■ **WHAT TO WORK ON**
Starting at the line that contains "Write the React, TypeScript", reproduce each line exactly up to and including the line that contains "YAxis, Legend, LabelList". Reproduce nothing else.

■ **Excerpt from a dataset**
::::::::
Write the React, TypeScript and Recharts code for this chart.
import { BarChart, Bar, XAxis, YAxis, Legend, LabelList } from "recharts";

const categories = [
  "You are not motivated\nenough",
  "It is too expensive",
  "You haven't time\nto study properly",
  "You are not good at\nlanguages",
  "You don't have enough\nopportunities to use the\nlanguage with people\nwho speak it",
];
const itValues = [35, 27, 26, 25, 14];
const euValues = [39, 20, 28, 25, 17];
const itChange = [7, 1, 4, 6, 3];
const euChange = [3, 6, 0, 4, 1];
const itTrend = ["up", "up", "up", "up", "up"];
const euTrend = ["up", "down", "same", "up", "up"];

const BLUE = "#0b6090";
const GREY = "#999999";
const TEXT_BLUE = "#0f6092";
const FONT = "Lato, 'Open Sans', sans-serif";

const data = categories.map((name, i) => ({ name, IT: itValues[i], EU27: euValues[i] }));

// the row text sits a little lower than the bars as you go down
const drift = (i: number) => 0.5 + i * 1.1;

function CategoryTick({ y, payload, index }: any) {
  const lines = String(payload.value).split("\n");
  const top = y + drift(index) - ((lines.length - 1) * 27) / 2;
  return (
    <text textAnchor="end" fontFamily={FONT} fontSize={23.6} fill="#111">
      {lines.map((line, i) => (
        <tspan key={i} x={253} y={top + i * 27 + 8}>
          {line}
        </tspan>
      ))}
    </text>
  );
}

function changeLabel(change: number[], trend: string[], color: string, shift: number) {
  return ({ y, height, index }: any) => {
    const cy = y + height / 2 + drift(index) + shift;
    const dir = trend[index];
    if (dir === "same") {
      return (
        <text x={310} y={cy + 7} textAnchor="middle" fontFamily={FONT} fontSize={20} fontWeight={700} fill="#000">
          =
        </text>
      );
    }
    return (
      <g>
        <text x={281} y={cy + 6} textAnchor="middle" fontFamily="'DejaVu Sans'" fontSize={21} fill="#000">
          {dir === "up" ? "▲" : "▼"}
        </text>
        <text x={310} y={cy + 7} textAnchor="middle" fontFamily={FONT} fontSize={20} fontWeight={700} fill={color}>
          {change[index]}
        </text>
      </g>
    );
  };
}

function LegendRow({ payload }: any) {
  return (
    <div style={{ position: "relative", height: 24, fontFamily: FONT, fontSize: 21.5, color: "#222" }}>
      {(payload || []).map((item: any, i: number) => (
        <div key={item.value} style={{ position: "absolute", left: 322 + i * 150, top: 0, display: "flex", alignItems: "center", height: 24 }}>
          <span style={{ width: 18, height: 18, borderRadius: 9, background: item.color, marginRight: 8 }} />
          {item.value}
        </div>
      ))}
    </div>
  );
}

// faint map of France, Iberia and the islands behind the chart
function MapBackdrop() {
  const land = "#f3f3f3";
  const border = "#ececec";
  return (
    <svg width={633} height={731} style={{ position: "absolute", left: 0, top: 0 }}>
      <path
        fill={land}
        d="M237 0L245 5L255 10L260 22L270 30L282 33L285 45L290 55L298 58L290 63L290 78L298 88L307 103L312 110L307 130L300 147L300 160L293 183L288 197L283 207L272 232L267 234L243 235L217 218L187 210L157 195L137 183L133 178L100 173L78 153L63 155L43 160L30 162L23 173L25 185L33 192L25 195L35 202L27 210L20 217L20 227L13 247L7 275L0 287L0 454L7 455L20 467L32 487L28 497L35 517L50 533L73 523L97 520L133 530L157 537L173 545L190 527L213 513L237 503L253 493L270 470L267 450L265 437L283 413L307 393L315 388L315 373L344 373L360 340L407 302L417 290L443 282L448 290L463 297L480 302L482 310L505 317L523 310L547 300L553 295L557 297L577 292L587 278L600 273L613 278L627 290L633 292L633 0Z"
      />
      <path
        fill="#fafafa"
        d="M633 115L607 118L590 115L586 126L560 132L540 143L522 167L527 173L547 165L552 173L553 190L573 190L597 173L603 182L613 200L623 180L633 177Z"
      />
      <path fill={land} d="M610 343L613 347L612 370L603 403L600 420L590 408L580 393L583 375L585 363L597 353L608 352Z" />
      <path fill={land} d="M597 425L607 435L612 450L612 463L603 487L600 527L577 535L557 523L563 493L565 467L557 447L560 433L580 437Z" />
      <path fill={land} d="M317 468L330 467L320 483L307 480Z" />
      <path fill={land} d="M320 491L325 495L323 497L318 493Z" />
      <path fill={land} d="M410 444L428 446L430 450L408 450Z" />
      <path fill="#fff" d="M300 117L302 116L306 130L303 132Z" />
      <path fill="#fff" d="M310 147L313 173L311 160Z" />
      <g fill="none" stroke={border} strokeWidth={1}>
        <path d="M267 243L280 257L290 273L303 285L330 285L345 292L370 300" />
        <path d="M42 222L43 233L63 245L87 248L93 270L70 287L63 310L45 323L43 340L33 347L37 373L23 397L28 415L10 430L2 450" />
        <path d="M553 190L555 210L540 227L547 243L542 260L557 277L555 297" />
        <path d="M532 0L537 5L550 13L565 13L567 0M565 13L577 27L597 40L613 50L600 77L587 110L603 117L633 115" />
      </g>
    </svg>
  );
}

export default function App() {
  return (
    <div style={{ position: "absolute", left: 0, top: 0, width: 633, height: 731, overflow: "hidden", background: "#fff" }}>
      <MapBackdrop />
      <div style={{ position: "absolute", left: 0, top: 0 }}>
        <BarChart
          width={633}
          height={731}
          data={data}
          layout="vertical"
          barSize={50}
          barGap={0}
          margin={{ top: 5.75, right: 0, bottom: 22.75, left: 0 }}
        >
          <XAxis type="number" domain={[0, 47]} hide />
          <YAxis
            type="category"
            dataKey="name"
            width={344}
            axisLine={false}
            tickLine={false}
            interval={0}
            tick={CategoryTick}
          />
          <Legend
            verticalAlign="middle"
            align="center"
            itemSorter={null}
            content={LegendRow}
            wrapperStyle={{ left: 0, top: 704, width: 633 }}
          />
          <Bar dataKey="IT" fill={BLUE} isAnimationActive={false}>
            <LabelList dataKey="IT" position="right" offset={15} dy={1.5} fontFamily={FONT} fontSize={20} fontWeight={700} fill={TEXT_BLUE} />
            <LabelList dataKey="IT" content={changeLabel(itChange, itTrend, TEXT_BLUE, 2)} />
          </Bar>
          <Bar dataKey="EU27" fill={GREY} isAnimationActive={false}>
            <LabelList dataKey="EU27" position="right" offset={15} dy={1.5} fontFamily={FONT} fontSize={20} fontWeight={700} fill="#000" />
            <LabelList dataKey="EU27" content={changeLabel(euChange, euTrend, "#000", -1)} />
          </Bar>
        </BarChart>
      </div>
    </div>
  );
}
::::::::
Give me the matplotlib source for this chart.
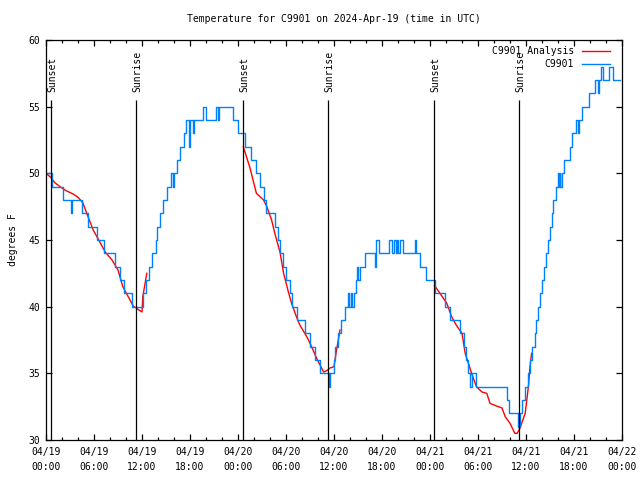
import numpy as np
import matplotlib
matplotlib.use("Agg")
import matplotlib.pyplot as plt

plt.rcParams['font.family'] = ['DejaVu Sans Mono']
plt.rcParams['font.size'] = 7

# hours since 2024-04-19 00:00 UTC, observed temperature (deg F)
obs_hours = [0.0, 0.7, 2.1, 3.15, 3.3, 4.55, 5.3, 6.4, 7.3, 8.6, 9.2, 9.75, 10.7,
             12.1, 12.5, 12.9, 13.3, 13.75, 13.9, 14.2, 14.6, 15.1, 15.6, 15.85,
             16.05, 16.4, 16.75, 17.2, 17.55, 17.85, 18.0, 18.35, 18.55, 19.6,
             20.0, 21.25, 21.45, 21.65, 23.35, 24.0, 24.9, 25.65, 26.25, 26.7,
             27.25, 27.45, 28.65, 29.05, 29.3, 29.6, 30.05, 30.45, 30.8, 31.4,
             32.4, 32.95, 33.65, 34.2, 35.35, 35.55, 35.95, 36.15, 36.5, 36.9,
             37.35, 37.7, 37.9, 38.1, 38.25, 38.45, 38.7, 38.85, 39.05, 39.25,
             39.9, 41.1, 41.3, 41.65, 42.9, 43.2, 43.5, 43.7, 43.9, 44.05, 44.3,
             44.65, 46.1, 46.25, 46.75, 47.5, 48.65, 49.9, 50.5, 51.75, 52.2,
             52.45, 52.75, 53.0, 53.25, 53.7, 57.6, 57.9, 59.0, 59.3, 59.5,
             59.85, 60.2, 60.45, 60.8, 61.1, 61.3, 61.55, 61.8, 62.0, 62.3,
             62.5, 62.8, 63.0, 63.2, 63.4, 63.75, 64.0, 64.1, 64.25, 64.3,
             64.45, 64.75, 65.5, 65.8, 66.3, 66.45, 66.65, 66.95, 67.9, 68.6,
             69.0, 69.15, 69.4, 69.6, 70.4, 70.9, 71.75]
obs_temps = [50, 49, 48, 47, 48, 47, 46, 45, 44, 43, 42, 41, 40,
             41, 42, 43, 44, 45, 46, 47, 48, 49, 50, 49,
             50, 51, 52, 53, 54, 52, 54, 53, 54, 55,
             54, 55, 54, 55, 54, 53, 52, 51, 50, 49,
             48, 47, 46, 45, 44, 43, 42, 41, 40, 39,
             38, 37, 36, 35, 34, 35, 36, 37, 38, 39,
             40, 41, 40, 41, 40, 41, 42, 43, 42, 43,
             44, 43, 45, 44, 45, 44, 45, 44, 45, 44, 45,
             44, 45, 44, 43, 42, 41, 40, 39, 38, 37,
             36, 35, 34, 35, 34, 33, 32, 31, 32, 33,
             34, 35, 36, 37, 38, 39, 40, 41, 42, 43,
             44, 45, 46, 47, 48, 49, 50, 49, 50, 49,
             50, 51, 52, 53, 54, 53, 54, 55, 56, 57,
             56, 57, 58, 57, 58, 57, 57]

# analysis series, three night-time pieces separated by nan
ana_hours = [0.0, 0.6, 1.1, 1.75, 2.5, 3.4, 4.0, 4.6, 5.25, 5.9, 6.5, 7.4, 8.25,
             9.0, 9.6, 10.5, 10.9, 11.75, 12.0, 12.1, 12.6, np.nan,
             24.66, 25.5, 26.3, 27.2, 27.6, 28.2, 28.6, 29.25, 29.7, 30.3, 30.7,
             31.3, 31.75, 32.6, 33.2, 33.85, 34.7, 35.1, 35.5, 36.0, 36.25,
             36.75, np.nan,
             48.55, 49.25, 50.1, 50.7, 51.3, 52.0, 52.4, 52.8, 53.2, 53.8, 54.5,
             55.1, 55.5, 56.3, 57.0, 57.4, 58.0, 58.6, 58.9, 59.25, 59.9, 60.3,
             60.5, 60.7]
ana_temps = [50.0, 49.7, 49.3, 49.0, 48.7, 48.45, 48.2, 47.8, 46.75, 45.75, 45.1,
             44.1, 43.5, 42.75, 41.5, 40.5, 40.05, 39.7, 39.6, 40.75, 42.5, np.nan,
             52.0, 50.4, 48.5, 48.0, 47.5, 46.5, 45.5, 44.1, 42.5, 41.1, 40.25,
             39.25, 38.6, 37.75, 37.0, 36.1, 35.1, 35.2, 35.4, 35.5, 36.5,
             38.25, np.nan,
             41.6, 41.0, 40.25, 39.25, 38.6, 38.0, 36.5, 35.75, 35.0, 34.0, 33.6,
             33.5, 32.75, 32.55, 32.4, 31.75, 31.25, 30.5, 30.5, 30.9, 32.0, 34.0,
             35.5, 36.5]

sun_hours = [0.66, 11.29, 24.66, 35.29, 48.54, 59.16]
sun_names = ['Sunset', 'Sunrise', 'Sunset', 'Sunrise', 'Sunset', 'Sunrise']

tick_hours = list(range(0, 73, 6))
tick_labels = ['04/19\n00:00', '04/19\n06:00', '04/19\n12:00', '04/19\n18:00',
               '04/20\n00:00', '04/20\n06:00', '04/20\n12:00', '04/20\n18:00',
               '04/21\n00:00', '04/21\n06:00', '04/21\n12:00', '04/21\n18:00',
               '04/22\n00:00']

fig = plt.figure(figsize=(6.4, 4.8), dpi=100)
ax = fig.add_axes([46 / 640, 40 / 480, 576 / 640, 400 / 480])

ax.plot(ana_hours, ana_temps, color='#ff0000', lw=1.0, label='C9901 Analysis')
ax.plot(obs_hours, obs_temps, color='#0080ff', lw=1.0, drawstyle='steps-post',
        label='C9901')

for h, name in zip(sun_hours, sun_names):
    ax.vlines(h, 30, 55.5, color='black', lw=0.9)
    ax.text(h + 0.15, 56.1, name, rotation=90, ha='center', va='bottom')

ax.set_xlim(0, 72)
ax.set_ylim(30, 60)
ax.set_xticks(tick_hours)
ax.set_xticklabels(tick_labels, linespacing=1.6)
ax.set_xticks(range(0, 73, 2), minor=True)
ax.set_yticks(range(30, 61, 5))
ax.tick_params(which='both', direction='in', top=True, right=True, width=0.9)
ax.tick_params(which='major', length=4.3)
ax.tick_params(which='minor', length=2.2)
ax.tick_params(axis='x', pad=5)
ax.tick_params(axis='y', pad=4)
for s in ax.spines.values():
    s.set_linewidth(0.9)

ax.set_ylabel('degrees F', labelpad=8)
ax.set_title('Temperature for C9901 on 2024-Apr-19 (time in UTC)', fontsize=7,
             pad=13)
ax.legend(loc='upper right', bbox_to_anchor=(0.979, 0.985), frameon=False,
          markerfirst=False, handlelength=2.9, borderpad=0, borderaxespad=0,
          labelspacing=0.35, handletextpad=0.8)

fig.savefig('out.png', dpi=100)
::::::::
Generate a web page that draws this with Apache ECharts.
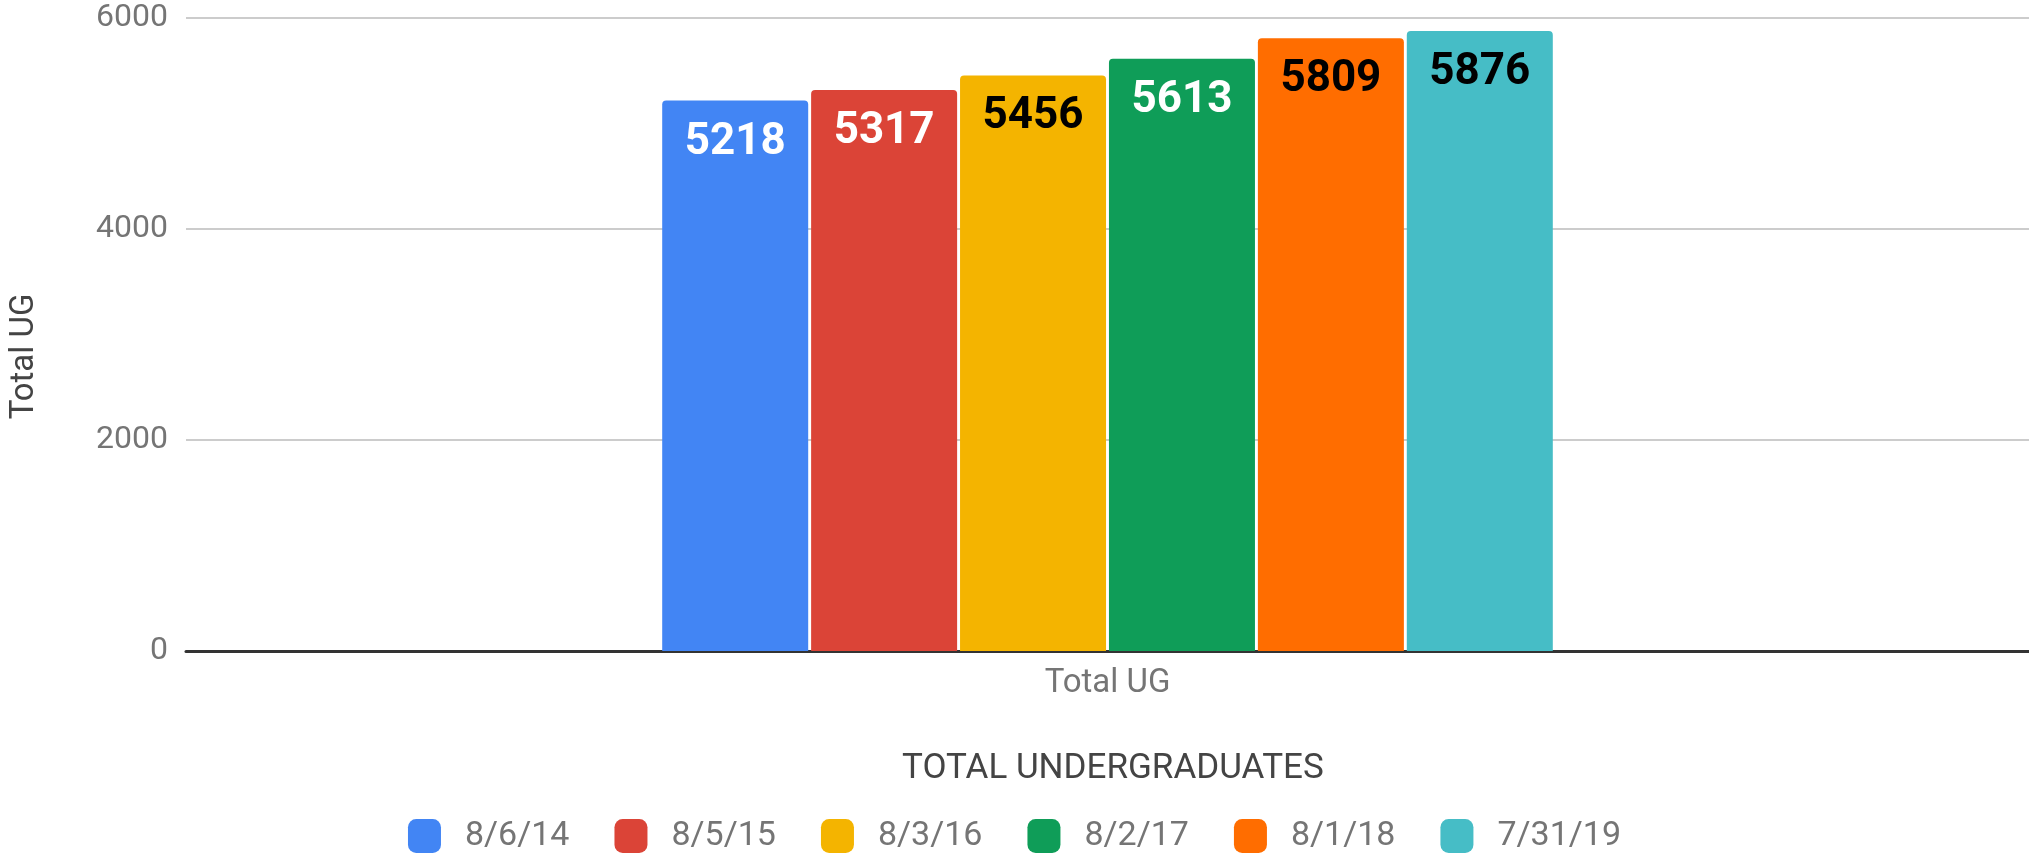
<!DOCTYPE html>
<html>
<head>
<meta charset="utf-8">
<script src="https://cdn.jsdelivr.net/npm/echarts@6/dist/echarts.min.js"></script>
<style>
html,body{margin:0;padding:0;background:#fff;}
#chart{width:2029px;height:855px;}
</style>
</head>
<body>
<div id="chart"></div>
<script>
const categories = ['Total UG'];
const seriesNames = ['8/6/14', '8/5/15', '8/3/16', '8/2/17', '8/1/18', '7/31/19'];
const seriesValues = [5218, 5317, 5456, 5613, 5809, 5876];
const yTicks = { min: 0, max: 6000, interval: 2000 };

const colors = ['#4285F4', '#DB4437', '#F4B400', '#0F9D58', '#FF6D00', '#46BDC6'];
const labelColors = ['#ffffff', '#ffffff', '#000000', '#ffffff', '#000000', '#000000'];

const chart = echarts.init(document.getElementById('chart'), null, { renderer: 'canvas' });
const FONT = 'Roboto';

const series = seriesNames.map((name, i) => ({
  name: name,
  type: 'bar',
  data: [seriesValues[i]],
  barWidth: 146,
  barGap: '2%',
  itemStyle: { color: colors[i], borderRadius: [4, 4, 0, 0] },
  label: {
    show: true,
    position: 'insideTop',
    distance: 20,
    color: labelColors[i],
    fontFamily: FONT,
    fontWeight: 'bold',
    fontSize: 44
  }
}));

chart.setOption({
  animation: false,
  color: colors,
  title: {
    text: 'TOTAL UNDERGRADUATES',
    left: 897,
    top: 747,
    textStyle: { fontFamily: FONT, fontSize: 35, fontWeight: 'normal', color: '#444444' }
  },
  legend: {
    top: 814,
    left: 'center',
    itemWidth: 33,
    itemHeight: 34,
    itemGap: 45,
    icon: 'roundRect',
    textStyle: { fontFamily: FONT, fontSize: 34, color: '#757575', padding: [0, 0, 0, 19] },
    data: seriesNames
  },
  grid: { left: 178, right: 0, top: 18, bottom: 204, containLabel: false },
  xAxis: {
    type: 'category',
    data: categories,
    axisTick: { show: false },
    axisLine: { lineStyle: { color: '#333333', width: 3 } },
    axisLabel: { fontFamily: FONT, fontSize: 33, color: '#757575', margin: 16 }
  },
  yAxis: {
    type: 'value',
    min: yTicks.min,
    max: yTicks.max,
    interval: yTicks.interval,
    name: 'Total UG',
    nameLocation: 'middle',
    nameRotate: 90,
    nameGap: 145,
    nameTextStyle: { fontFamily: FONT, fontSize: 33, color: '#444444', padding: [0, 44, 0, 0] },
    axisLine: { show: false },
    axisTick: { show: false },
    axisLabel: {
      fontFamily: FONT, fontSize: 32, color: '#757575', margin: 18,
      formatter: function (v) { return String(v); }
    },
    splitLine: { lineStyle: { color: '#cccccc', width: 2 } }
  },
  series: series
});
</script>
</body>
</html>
::::::::
■ **TASK ANSWER**
Write the React, TypeScript and Recharts code for this chart.
import { BarChart, Bar, XAxis, YAxis, Legend, LabelList } from "recharts";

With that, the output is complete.